Not surprisingly, Monk the pianist is the definitive interpreter of Monk the composer. And small ensembles have generally fared better than larger groups in parsing his idiosyncrasies.
Wynton Marsalis and his Jazz at Lincoln Center Orchestra are attempting to buck that history. With a program of original big-band arrangements of Monk tunes in tow, the group is on a national tour that visits Orchestra Hall in Minneapolis this weekend. Friday night is dedicated to Monk, while on Saturday the orchestra will focus on music from Blue Note Records' storied catalogue.
Can the JLCO adapt Monk without sacrificing his renegade capacity for surprise? Early indications are promising.
In a long, revealing interview with Bad Plus pianist Ethan Iverson on Iverson’s blog, "Do the Math," Marsalis laid out a compelling case for how Monk’s approach to rhythm, while distinctive, is part of the universal language of jazz. Marsalis has also opted to feature many of the lesser-known songs in Monk’s catalog and to spread the responsibility for arrangements throughout the ensemble. And his comments to Iverson and positive reviews of the show both indicate that there is a more pronounced Latin influence in the orchestra, especially from young bassist Carlos Henriquez, who has arranged Monk’s "Bye-Ya."
All of this suggests a refreshing and unorthodox approach to Monk's invaluable legacy. He deserves nothing less.
MONK'S MUSIC: A LISTENER'S GUIDE
"Genius of Modern Music, Vol. 1" (1947, Blue Note): Proof that Monk emerged full-blown on his first dates as leader. It contains a half-dozen stone-cold classics -- "'Round Midnight," "Ruby My Dear" and "Epistrophy" for starters -- and phrases from vibest Milt Jackson that transcend his output with the Modern Jazz Quartet. The complete Blue Note box (it’s only 4 CDS) is a worthy investment, but if you can only afford one, this is it.
"Blue Monk, Vol. 2" (1952-54, Prestige): Again, the 3-CD "Complete Prestige Recordings" is an outstanding value, but for a single disc, this offers the best variety and the incomparable Sonny Rollins besides.

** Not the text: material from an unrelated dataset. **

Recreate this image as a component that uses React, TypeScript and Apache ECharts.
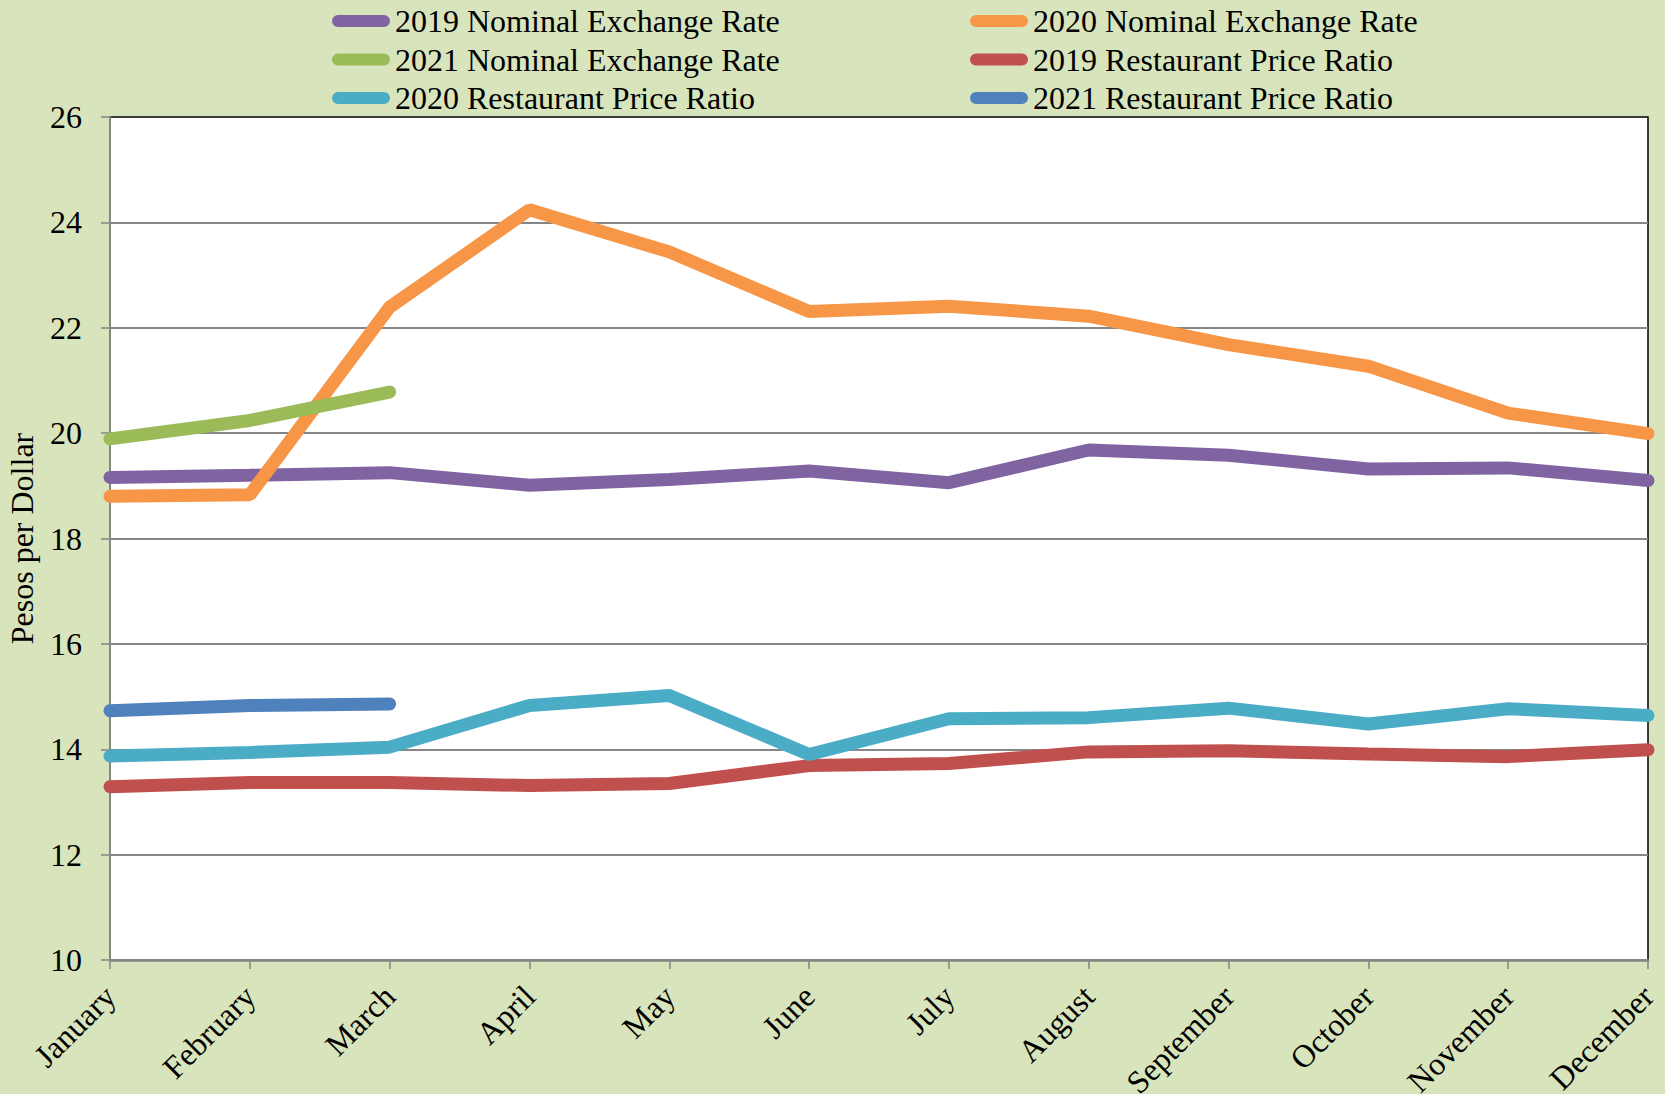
import React, { useEffect, useRef } from "react";
import * as echarts from "echarts";

const months = ["January", "February", "March", "April", "May", "June", "July", "August", "September", "October", "November", "December"];

const ner2019 = [19.16, 19.2, 19.25, 19.01, 19.12, 19.28, 19.06, 19.68, 19.58, 19.32, 19.34, 19.1];
const ner2020 = [18.8, 18.83, 22.39, 24.24, 23.44, 22.31, 22.41, 22.22, 21.68, 21.27, 20.38, 19.99];
const ner2021 = [19.89, 20.24, 20.78];
const rpr2019 = [13.29, 13.37, 13.37, 13.31, 13.35, 13.69, 13.73, 13.95, 13.97, 13.91, 13.86, 13.99];
const rpr2020 = [13.87, 13.94, 14.04, 14.83, 15.02, 13.9, 14.58, 14.6, 14.78, 14.48, 14.77, 14.64];
const rpr2021 = [14.73, 14.83, 14.86];

const seriesNames = [
  "2019 Nominal Exchange Rate",
  "2020 Nominal Exchange Rate",
  "2021 Nominal Exchange Rate",
  "2019 Restaurant Price Ratio",
  "2020 Restaurant Price Ratio",
  "2021 Restaurant Price Ratio",
];
const seriesData = [ner2019, ner2020, ner2021, rpr2019, rpr2020, rpr2021];
const seriesColors = ["#8064A2", "#F79646", "#9BBB59", "#C0504D", "#4BACC6", "#4F81BD"];

const FONT = "'Liberation Serif', 'Times New Roman', serif";
const CAPSULE = "path://M6,0 L52,0 A6,6 0 0 1 52,12 L6,12 A6,6 0 0 1 6,0 Z";

export default function App() {
  const ref = useRef<HTMLDivElement>(null);
  useEffect(() => {
    if (!ref.current) return;
    const chart = echarts.init(ref.current, null, { renderer: "svg" });
    const legendPos = [
      { left: 332, top: 5 },
      { left: 970, top: 5 },
      { left: 332, top: 43.5 },
      { left: 970, top: 43.5 },
      { left: 332, top: 82 },
      { left: 970, top: 82 },
    ];
    const legends = seriesNames.map((n, i) => ({
      data: [n],
      left: legendPos[i].left,
      top: legendPos[i].top,
      icon: CAPSULE,
      itemWidth: 58,
      itemHeight: 13,
      padding: 0,
      textStyle: { fontFamily: FONT, fontSize: 32, color: "#000", lineHeight: 32 },
    }));
    chart.setOption({
      animation: false,
      backgroundColor: "#D8E4BC",
      legend: legends,
      grid: {
        left: 110,
        right: 17,
        top: 117,
        bottom: 134,
        outerBoundsMode: "none",
        containLabel: false,
        show: true,
        backgroundColor: "#FFFFFF",
        borderColor: "#000000",
        borderWidth: 1.5,
      },
      xAxis: {
        type: "category",
        data: months,
        boundaryGap: false,
        axisLine: { show: true, lineStyle: { color: "#868686", width: 2.5 } },
        axisTick: { show: true, length: 9, lineStyle: { color: "#868686", width: 1.5 } },
        axisLabel: { rotate: 45, margin: 31, fontFamily: FONT, fontSize: 32, color: "#000", interval: 0 },
        splitLine: { show: false },
      },
      yAxis: {
        type: "value",
        min: 10,
        max: 26,
        interval: 2,
        name: "Pesos per Dollar",
        nameLocation: "middle",
        nameGap: 72,
        nameTextStyle: { fontFamily: FONT, fontSize: 32, color: "#000" },
        axisLine: { show: true, lineStyle: { color: "#868686", width: 2 } },
        axisTick: { show: true, length: 9, lineStyle: { color: "#868686", width: 1.5 } },
        axisLabel: { margin: 28, fontFamily: FONT, fontSize: 32, color: "#000" },
        splitLine: { show: true, showMaxLine: false, lineStyle: { color: "#868686", width: 2 } },
      },
      series: seriesNames.map((n, i) => ({
        name: n,
        type: "line",
        data: seriesData[i],
        symbol: "none",
        showSymbol: false,
        color: seriesColors[i],
        lineStyle: { width: 13, color: seriesColors[i], cap: "round" },
        itemStyle: { color: seriesColors[i] },
        clip: true,
      })),
    });
    return () => chart.dispose();
  }, []);
  return (
    <div
      ref={ref}
      style={{ position: "fixed", left: 0, top: 0, width: 1665, height: 1094 }}
    />
  );
}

"Monk's Music" (1957, Riverside): The general consensus is that "Brilliant Corners" from the year before is the more important album. But this epitomizes Monk’s ability to be both taut and freewheeling, and features a boatload of legends -- Art Blakey, John Coltrane, Coleman Hawkins -- either in top form or, in the case of Hawkins, fighting to stay modern.
"Thelonious Monk Quartet With John Coltrane at Carnegie Hall" (1957, Blue Note): Worth the hype when it was unearthed four years ago, these two shows from a single night in 1957 contain great songs performed by a pair of legends in synergistic splendor.
"The Thelonious Monk Orchestra at Town Hall," (1959, Riverside); "Big Band and Quartet in Concert" (1963-64, Columbia): Vital primers on big-band Monk. These discs share arranger Hall Overton and many of the same musicians. The Columbia set seems to generate more spunk and daring, perhaps because of the prior experience at Town Hall, perhaps because Monk was at the peak of his popularity. The only other large ensemble Monk recording, "Monk’s Dream" (1968), with arrangements by Oliver Nelson, is best avoided.
"Criss Cross" (1962, Columbia): Any Monk disc with saxophonist Charlie Rouse is worth owning, but Rouse’s penchant for intuiting the magic of Monk better than anyone is especially prominent here. Monk's stride stylings on "Tea for Two" reveal another facet of his artistry.
"Solo Monk" (1964, Columbia): 'Nuff said.